Real Estate Drip Email - A Different Approach
Email is still a major marketing tool, and real estate drip email campaigns are a favorite marketing method for real estate agents and brokerages. A popular approach is to just buy a set of campaigns and start sending them out, as illustrated by a recent exchange in a national real estate website forum:
Question:"Does anyone have a good buyer drip email campaign that they are using for internet buyers with no phone numbers. I would like to send something of value to them."
Reply:"Our drip campaigns come with all the emails created for you and ready to send out. They can be set to go out automatically. The system comes with a comprehensive library of email and letter templates."

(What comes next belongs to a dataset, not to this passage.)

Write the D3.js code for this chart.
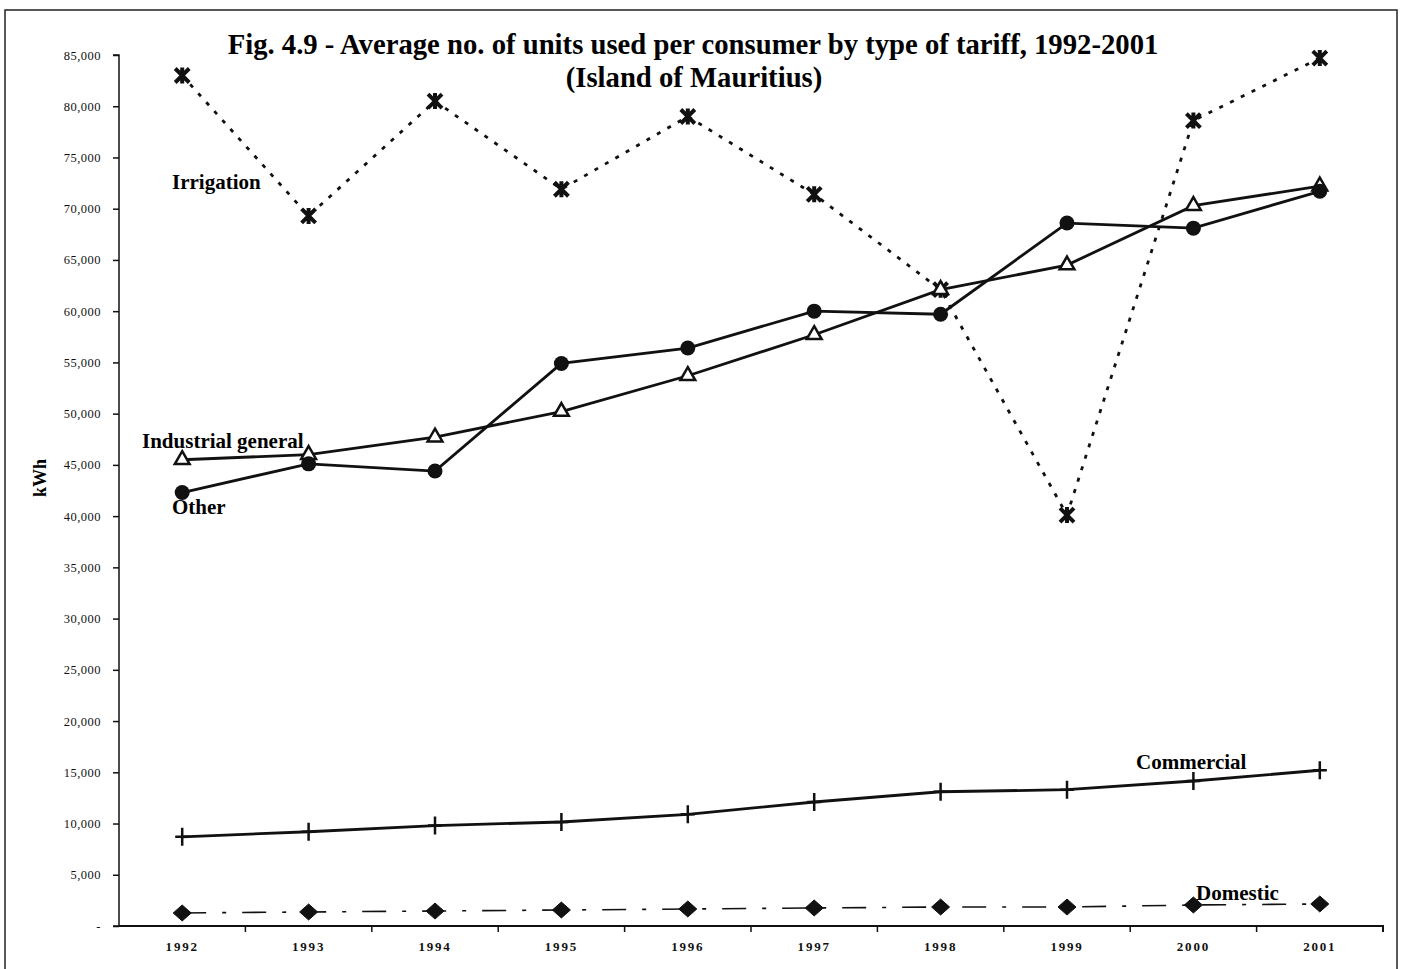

There are also many real estate website providers with drip email campaign modules. A common characteristic or offering is multiple campaigns targeted to buyers, sellers, investors, etc. Some of these campaigns run out for a year or multiple years with hundreds of emails. They are very similar, as how many things can you say to a homeowner about cleaning up the yard and house before showings?

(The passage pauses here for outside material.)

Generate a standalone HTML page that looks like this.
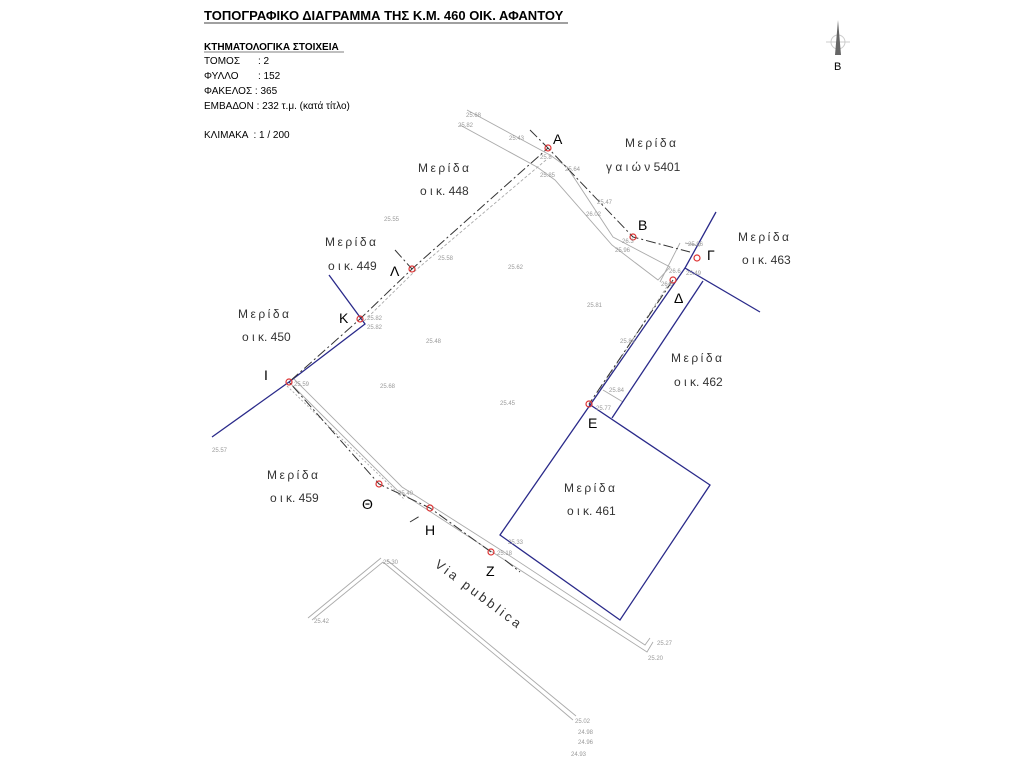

These campaigns must work to some degree, or there wouldn't be real estate professionals all around the country paying for them. But is "to some degree" all you want for performance? Also, opt-out or unsubscribe rates are very high when these campaigns are employed. When real estate professionals complain that Internet leads aren't very productive, many times it's not the leads but the follow-up that's at fault.
An alternative real estate drip email strategy:
Instead of buying hundreds of emails, why not try writing just a few. I am a buyer-only broker, so I don't market to sellers. My buyer drip email campaign consists of four automated drip emails...just four. That doesn't mean that I stop emailing prospects after those four emails, but I change the frequency and content focus after them. Here's my program, and it works very well for me:
- Four emails over a four week period are the automated drip portion of my follow-up. This is the right duration for my vacation home market, but could be very different for yours.
- The first email thanks them, points them to the MLS area map page on my site, and tells them that they'll only be receiving four emails from me in the series. Our MLS covers an entire county, and has 41 named areas. My site visitors find the MLS area map and information about the areas very helpful, and there is a high click-through from this email. Also, telling them only four emails were coming dropped my unsubscribe rate by two-thirds.
- Each of the other three emails link the prospect to another popular area of my site with information most requested by email.
- The fourth and final email tells them that the automated series is over, but I'm placing them on a list to receive my quarterly market sold property statistics reports, just four emails a year. I almost never have anyone unsubscribe at this point. They stay on the list, I keep sending out the reports, and at some point they make a more substantive contact.
All prospects, whether buyers, sellers or investors, like market stats. As a vacation home market can be shopped for years while they visit, this system works very well. For faster markets where people are actually moving in for jobs, etc., you could modify the stats reports to monthly. I create them right out of the MLS system with a simple report request and print to PDF. In the emails I add some commentary and my opinions about market activity and trends. It's fast and easy to do, though not as easy as just letting a bunch of pre-written emails loose. It does work much better though.